The Part-Time Writer: Priorities

In my last few posts, I talked about why you might want to be a part-time writer, but today it’s time to get into the meat of really doing it: of committing to being a writer, whilst knowing you have a job to go to, kids to look after, voluntary work or hobbies or social events that need your attention. Because all those things are also important, right?

Of course they are. The trouble with a lot of writing guides I’ve read is that they espouse a rather simplistic message. If you want to be a writer, they say, you will WRITE. The harshest of these guides suggest that if you don’t write, then you never wanted to be a writer at all.

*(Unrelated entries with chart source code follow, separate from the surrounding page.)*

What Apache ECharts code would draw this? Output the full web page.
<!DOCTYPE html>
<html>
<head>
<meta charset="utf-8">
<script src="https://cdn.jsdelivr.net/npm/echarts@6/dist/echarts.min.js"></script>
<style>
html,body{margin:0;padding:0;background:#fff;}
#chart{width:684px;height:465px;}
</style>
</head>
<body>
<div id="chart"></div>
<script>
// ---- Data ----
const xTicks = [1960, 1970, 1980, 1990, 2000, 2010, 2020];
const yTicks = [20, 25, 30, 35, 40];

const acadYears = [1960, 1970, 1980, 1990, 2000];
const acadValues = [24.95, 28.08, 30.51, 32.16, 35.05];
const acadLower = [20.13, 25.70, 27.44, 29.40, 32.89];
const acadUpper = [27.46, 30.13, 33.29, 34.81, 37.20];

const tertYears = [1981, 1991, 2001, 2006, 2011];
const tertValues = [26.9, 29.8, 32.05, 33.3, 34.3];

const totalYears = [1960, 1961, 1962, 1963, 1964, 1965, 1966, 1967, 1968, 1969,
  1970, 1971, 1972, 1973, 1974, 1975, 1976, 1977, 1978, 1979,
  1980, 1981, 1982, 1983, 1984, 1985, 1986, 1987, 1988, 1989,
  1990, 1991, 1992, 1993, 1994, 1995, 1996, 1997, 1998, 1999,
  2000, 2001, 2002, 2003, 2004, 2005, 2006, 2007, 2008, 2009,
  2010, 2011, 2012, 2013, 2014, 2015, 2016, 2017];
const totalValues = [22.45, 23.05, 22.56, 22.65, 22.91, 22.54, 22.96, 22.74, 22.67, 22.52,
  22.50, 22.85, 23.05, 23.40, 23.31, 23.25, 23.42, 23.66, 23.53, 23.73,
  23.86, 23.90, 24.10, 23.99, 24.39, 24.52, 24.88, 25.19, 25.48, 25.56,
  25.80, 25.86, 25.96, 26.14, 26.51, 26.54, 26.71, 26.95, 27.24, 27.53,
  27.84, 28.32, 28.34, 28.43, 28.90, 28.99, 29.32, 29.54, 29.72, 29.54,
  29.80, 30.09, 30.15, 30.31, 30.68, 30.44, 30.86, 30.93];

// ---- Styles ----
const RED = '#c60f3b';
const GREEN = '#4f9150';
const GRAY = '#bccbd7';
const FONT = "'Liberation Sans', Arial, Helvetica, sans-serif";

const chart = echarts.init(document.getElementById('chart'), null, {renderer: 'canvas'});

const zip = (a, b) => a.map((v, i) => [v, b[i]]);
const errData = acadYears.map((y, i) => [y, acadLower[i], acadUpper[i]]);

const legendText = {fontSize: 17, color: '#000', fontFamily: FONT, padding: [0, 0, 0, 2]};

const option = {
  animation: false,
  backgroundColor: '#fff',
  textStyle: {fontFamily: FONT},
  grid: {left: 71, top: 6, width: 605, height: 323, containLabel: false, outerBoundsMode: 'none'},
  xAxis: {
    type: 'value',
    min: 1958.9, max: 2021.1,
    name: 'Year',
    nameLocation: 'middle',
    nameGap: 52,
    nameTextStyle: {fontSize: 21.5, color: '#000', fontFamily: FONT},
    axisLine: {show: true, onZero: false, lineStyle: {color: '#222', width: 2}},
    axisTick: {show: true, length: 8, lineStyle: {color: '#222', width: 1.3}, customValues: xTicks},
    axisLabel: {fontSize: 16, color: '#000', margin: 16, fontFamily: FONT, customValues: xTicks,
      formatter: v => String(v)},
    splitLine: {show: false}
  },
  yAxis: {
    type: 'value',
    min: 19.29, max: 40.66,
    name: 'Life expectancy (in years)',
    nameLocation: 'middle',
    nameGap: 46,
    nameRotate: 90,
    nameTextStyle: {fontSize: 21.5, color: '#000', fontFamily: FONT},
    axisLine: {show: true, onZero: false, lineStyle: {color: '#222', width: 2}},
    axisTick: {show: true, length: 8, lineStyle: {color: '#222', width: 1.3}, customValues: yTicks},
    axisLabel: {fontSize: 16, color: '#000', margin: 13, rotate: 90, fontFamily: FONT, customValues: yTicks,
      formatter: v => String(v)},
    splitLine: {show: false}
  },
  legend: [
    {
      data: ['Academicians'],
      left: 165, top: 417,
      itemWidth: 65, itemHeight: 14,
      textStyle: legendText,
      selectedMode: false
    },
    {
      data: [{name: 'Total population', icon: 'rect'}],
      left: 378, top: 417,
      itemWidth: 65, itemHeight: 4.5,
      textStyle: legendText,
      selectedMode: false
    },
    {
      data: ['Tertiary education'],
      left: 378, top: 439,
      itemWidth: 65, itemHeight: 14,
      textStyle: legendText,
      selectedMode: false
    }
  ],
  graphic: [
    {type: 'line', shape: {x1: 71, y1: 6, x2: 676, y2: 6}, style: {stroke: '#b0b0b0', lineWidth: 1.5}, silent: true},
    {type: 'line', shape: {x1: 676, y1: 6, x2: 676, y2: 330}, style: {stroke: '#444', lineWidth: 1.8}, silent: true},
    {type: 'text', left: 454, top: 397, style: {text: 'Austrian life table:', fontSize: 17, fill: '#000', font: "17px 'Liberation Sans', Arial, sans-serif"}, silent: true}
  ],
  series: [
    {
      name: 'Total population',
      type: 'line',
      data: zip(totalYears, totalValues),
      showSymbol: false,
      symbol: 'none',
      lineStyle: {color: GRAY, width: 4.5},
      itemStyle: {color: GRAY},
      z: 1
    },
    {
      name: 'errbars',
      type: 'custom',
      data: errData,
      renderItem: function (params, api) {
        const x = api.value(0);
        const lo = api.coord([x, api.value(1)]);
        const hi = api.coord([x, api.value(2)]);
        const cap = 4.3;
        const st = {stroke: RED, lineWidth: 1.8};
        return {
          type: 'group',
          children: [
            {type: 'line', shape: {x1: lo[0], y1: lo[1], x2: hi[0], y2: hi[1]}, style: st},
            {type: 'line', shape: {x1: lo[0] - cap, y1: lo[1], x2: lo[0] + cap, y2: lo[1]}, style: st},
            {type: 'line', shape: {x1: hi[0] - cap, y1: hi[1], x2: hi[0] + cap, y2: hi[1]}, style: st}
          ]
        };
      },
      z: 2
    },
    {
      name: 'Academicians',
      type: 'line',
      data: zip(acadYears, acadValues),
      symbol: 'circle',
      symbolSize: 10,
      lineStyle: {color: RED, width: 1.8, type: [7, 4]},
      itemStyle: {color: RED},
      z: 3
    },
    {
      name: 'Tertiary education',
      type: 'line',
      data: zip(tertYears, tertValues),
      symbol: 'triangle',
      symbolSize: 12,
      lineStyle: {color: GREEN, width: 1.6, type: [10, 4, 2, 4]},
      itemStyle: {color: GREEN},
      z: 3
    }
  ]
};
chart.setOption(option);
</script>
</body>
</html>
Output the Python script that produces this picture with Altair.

To a certain extent, this is something I agree with. Going for weeks, months or even years without writing anything, whilst continually talking about writing? That really doesn’t make you a writer. Sorry, but it’s true. However, suggesting you need to write every spare minute of every day if you’re going to make it as a writer isn’t true, either. Being a part-time writer is all about finding balance in your life, and the first thing you need to set are your priorities.

This, I admit, can sound a little woolly. When we start talking about priorities and motivation and inspiration, all things which make up a lot of any creative lifestyle, we risk descending into a fuzzy world where the work would get done, if only the Muse would co-operate (or maybe if only I didn’t need to rewatch an entire season of Farscape this weekend for the fifteenth time. I tend to find most descriptions of ‘the Muse’ a load of crap, because frankly, your words come out of your own head, and you don’t need to offer libations to some mysterious inner creature/external force of the universe in order to unlock them. But I digress.)

Fuzzy or not, though, every part-timer needs to work out their priorities. For me, this is a fairly simple process. There are things, after all, that just must be done. I have to work and thus earn a living. I have to eat and exercise. If you’ve got kids, you’ve got to feed and clothe them, too, or maybe you’ve got relatives to care for, or pets. Either way, these things will take up a certain amount of your time, and whilst you can try to delegate or maximise your efficiency all you want, that’s never going to completely go away.

Where priorities really become important, though, is in regard to the remainder of your time. You’re home from work. You’ve eaten. You’ve walked the dog. Now what?

It can be all too tempting at this juncture to turn on the TV, or reach for a book, or watch three hours of cat videos on YouTube before you fall into bed. Quite frankly, there are days when I can’t find the energy to do anything else. The rest of the time, though, when these temptations sneak in, I start asking myself questions. Which is more important to me: finishing this book or watching another episode of Location, Location, Location? (My love for home buying/renovation shows knows no bounds.) Am I going to kick myself if I don’t get this chapter finished this week? Are people really going to remember my extreme prowess at Minesweeper after I’m dead?

Okay, maybe that sounds a bit drastic, especially that last one (I’m terrible at Minesweeper), but there are times when you really have to remember what your priorities are. Maybe the most important thing to you right now is volunteering at a soup kitchen, or redecorating your living room, or raising alpacas, in which case you need to go out and do those things. Maybe, though, it’s writing that’s more important to you than anything else — which means, when the lure of the TV, book or video game is calling, you have to be strong. You have to write instead.

I realise this isn’t always as easy as it sounds. How do you choose between an obligation to a family member or your community, and your personal goals, for example? Explaining your priorities to those around you can also be hard, particularly if your loved ones just don’t see value in your writing. However, having some idea of your own priorities is absolutely valuable for part-timers in all fields, so that when distraction and weariness set in, you can think about what you most want out of life, and immediately know how to spend your time. And if one of those priorities is writing, and you put aside everything else to do it? That’s when you can call yourself a writer.